WHAT IS BEING ASKED
Retype exactly what appears below from the line containing "Write a Python" down to the line containing "fig.patch.set_facecolor('white')", keeping both end lines. Do not include pictures.

RECORDS TO USE
+-------+

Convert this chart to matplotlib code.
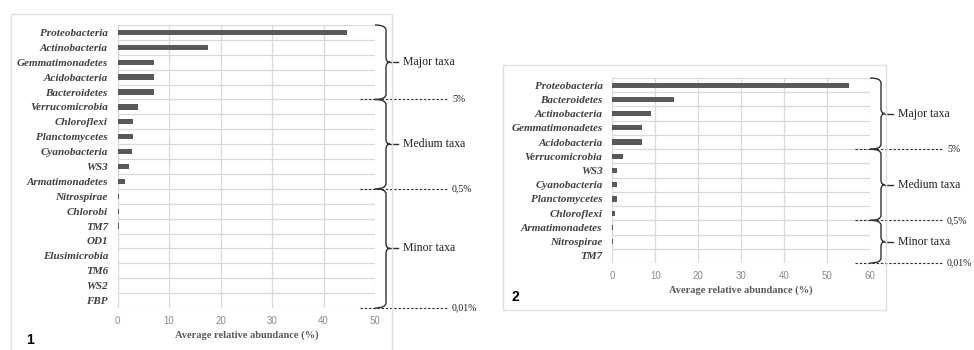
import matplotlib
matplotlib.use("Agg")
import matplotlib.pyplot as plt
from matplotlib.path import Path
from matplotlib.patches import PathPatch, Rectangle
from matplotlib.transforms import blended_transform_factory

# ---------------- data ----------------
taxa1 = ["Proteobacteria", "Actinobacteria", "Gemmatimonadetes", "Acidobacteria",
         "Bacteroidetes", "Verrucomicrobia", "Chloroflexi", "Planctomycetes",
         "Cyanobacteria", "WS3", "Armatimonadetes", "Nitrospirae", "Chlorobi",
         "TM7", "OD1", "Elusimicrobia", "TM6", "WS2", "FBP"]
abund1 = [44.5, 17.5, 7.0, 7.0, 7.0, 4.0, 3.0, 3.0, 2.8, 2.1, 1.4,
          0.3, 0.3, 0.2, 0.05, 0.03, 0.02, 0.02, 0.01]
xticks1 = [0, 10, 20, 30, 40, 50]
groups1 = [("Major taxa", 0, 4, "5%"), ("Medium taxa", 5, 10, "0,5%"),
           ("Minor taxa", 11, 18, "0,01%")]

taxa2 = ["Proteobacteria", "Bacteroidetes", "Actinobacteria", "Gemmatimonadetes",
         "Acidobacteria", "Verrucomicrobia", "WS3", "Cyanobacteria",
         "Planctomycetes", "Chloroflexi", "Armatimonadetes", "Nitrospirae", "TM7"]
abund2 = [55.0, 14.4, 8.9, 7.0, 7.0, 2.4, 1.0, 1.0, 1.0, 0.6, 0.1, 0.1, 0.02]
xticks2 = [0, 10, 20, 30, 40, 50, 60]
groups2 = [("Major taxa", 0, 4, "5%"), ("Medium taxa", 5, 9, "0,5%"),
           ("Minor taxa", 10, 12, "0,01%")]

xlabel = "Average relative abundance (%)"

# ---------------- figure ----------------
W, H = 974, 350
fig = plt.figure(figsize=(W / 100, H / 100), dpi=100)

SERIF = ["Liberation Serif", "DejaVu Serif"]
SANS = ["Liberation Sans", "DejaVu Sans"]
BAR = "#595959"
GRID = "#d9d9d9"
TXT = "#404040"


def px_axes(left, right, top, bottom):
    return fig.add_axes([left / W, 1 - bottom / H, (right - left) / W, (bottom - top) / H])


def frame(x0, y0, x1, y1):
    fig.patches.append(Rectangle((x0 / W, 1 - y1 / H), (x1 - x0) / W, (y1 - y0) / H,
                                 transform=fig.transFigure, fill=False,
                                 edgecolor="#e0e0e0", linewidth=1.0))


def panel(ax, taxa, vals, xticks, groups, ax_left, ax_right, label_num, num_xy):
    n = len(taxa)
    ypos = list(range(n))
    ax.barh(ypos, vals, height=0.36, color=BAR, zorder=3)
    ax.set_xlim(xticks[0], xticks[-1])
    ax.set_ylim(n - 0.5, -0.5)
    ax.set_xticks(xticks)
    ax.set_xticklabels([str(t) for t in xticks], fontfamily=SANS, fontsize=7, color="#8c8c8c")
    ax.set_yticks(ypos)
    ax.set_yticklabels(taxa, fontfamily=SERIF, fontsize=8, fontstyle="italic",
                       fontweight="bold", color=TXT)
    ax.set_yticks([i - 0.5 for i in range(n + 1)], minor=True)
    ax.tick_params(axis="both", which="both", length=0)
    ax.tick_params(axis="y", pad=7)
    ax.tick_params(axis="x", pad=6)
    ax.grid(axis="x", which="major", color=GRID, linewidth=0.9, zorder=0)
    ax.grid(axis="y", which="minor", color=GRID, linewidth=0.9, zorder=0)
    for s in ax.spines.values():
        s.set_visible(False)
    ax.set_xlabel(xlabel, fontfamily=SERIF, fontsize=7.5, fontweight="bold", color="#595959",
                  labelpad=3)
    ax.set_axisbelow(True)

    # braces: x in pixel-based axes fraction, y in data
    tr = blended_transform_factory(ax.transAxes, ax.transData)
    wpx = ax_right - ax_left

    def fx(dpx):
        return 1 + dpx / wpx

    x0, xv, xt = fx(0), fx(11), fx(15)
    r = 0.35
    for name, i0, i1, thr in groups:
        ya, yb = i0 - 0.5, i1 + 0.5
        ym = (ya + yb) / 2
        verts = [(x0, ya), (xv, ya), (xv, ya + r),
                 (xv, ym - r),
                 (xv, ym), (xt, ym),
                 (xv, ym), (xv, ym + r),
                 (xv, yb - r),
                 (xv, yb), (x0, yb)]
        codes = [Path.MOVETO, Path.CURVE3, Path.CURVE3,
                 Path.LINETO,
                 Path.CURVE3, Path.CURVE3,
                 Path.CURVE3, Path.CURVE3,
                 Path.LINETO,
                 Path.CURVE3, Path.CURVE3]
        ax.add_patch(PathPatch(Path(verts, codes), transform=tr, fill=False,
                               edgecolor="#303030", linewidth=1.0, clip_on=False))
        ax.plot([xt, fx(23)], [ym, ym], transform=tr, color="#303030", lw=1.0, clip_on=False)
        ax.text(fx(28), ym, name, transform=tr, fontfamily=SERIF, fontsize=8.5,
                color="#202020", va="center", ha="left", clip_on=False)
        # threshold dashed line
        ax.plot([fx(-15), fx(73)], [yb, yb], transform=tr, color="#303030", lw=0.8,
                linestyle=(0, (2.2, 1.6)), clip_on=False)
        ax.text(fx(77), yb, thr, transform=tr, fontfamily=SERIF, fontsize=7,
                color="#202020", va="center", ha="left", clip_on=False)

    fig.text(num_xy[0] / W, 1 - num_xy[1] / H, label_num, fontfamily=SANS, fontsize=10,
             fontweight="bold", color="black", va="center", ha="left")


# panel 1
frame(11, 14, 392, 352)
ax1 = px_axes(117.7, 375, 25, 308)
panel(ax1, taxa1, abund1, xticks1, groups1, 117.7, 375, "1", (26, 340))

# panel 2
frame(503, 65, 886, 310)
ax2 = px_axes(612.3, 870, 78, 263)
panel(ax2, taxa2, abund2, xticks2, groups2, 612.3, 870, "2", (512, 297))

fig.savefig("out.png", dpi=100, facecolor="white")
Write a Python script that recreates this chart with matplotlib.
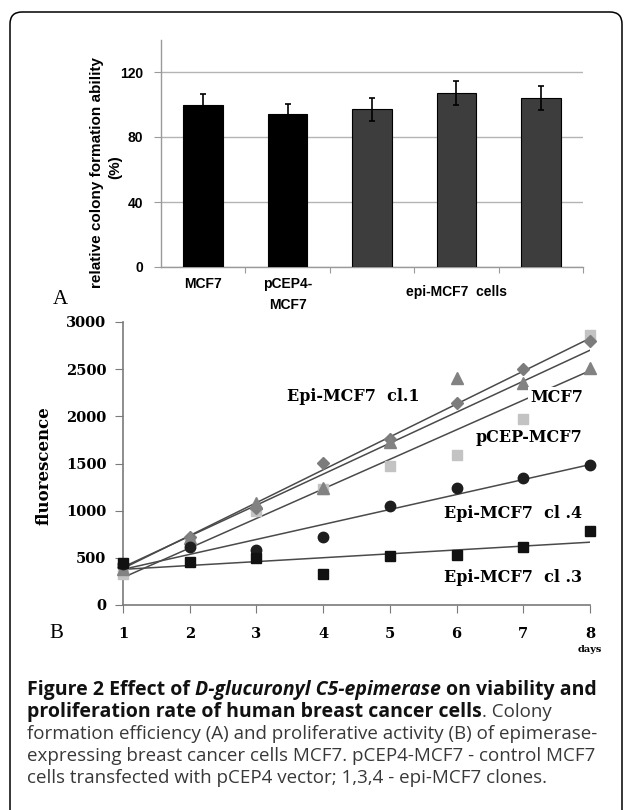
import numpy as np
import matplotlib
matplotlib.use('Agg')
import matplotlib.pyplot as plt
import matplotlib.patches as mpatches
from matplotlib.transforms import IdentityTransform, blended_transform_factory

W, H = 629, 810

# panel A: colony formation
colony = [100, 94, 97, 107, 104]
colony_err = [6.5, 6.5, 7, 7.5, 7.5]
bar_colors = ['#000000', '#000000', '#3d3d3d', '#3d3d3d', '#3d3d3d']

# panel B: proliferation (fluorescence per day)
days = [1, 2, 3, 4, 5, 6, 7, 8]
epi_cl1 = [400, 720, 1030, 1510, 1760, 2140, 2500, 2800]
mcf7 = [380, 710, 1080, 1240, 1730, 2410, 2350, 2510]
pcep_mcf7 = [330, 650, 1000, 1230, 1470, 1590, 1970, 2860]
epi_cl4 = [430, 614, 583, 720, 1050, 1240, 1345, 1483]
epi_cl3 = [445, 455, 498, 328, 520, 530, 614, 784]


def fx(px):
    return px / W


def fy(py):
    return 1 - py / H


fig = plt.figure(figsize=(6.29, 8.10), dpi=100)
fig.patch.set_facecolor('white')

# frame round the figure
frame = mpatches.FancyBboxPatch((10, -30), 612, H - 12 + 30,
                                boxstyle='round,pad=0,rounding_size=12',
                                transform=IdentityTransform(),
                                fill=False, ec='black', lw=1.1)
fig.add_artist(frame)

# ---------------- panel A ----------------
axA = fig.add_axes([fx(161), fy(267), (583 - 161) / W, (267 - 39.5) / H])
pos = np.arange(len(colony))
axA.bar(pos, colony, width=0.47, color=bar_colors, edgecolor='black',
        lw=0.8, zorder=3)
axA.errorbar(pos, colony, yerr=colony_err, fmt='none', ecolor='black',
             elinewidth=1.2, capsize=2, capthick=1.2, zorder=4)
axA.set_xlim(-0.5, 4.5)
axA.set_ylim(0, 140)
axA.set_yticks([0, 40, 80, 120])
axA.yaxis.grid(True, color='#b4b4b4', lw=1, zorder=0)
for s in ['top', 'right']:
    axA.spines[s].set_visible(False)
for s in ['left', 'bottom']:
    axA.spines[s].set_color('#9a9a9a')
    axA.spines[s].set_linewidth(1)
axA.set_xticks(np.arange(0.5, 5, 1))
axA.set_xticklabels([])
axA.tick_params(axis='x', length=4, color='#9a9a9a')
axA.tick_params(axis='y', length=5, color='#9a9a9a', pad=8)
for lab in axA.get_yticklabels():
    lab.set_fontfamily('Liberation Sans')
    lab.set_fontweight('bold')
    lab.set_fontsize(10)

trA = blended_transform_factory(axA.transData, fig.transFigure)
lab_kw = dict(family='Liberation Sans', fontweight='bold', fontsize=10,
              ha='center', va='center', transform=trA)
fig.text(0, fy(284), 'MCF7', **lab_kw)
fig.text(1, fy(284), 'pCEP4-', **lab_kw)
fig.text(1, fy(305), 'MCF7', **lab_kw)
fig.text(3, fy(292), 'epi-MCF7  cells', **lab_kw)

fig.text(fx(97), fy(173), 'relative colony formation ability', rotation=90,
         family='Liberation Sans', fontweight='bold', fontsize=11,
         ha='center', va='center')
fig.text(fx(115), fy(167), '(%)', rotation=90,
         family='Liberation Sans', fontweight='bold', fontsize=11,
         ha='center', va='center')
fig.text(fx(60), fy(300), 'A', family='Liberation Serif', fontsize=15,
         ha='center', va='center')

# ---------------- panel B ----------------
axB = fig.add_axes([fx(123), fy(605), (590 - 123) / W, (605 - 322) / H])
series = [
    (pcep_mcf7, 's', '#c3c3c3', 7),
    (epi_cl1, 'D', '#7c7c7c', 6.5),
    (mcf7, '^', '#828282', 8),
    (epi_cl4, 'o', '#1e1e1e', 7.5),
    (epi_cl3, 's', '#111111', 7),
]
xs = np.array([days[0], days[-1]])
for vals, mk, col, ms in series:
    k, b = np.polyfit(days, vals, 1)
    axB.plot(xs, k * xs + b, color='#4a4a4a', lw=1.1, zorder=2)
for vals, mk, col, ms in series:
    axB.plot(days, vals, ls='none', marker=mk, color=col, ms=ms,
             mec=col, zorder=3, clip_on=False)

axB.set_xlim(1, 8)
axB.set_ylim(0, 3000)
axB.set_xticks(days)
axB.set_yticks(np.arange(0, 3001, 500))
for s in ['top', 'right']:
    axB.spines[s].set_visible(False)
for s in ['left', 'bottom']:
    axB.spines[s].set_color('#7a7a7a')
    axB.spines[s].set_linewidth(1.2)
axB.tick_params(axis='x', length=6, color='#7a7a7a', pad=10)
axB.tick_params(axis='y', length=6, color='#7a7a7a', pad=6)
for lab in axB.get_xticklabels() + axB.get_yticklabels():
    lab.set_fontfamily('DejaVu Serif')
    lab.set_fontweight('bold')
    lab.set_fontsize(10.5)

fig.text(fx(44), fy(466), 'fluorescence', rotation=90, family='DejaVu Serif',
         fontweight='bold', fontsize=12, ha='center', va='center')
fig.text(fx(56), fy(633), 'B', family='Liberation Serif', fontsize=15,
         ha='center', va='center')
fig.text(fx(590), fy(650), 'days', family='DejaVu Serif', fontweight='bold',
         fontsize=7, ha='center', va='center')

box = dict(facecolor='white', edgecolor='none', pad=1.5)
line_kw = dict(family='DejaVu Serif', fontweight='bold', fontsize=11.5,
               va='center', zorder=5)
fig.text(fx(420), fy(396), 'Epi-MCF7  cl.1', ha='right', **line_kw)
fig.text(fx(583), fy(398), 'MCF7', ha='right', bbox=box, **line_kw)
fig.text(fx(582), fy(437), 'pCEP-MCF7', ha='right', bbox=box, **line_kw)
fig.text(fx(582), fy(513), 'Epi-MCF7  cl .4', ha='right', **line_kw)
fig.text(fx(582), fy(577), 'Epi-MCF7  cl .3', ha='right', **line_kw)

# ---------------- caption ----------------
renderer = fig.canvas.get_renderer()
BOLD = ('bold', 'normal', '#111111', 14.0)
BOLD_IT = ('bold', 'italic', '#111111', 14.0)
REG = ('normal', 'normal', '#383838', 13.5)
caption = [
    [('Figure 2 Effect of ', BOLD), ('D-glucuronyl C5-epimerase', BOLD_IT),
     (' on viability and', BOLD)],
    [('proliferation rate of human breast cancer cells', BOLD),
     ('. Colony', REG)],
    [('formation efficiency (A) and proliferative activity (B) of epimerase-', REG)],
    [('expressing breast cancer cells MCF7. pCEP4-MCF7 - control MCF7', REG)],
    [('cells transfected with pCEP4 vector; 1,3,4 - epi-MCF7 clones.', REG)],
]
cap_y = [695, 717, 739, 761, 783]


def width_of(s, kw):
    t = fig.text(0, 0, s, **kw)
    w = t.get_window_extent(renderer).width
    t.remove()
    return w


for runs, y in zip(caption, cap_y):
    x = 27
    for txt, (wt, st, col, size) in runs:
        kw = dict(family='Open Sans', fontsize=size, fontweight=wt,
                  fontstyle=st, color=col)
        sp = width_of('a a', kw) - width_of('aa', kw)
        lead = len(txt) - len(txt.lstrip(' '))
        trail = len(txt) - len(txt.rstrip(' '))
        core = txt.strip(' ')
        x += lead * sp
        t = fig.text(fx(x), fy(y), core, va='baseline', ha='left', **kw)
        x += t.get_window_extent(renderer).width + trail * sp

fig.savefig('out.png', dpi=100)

+-------+

TASK OUTPUT
Write a Python script that recreates this chart with matplotlib.
import numpy as np
import matplotlib
matplotlib.use('Agg')
import matplotlib.pyplot as plt
import matplotlib.patches as mpatches
from matplotlib.transforms import IdentityTransform, blended_transform_factory

W, H = 629, 810

# panel A: colony formation
colony = [100, 94, 97, 107, 104]
colony_err = [6.5, 6.5, 7, 7.5, 7.5]
bar_colors = ['#000000', '#000000', '#3d3d3d', '#3d3d3d', '#3d3d3d']

# panel B: proliferation (fluorescence per day)
days = [1, 2, 3, 4, 5, 6, 7, 8]
epi_cl1 = [400, 720, 1030, 1510, 1760, 2140, 2500, 2800]
mcf7 = [380, 710, 1080, 1240, 1730, 2410, 2350, 2510]
pcep_mcf7 = [330, 650, 1000, 1230, 1470, 1590, 1970, 2860]
epi_cl4 = [430, 614, 583, 720, 1050, 1240, 1345, 1483]
epi_cl3 = [445, 455, 498, 328, 520, 530, 614, 784]


def fx(px):
    return px / W


def fy(py):
    return 1 - py / H


fig = plt.figure(figsize=(6.29, 8.10), dpi=100)
fig.patch.set_facecolor('white')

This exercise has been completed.